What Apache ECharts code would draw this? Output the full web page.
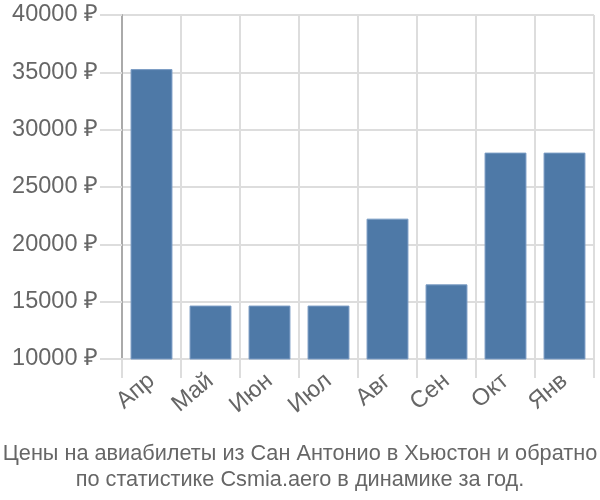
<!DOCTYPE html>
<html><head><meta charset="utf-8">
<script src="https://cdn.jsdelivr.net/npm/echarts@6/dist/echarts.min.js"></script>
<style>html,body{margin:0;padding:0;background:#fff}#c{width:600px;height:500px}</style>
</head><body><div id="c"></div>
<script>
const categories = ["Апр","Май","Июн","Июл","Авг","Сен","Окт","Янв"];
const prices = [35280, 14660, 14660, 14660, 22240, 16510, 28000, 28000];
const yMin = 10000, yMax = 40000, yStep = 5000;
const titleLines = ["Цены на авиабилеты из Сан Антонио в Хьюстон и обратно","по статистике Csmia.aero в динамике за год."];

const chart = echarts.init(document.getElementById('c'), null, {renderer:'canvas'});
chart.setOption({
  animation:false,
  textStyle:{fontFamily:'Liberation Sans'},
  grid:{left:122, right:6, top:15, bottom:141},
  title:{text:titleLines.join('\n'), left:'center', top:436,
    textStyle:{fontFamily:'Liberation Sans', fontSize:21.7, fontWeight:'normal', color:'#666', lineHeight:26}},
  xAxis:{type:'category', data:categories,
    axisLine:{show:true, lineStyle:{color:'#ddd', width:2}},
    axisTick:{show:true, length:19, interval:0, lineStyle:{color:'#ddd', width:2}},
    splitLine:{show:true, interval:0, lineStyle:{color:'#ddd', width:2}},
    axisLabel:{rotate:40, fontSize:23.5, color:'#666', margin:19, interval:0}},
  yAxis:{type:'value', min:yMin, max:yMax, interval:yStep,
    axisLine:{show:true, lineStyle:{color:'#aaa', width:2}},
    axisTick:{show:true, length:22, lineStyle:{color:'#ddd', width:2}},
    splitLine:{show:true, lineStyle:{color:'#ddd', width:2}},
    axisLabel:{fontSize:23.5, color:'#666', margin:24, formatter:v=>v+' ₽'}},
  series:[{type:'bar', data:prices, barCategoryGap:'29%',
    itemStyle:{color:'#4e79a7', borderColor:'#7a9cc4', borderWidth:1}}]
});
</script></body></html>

---

-- Requirement --
Please extract exactly the lines of the data, from the first through the line containing "на авиабилеты из", and add no pictures to the copy.

-- Output of the task --
What Apache ECharts code would draw this? Output the full web page.
<!DOCTYPE html>
<html><head><meta charset="utf-8">
<script src="https://cdn.jsdelivr.net/npm/echarts@6/dist/echarts.min.js"></script>
<style>html,body{margin:0;padding:0;background:#fff}#c{width:600px;height:500px}</style>
</head><body><div id="c"></div>
<script>
const categories = ["Апр","Май","Июн","Июл","Авг","Сен","Окт","Янв"];
const prices = [35280, 14660, 14660, 14660, 22240, 16510, 28000, 28000];
const yMin = 10000, yMax = 40000, yStep = 5000;
const titleLines = ["Цены на авиабилеты из Сан Антонио в Хьюстон и обратно","по статистике Csmia.aero в динамике за год."];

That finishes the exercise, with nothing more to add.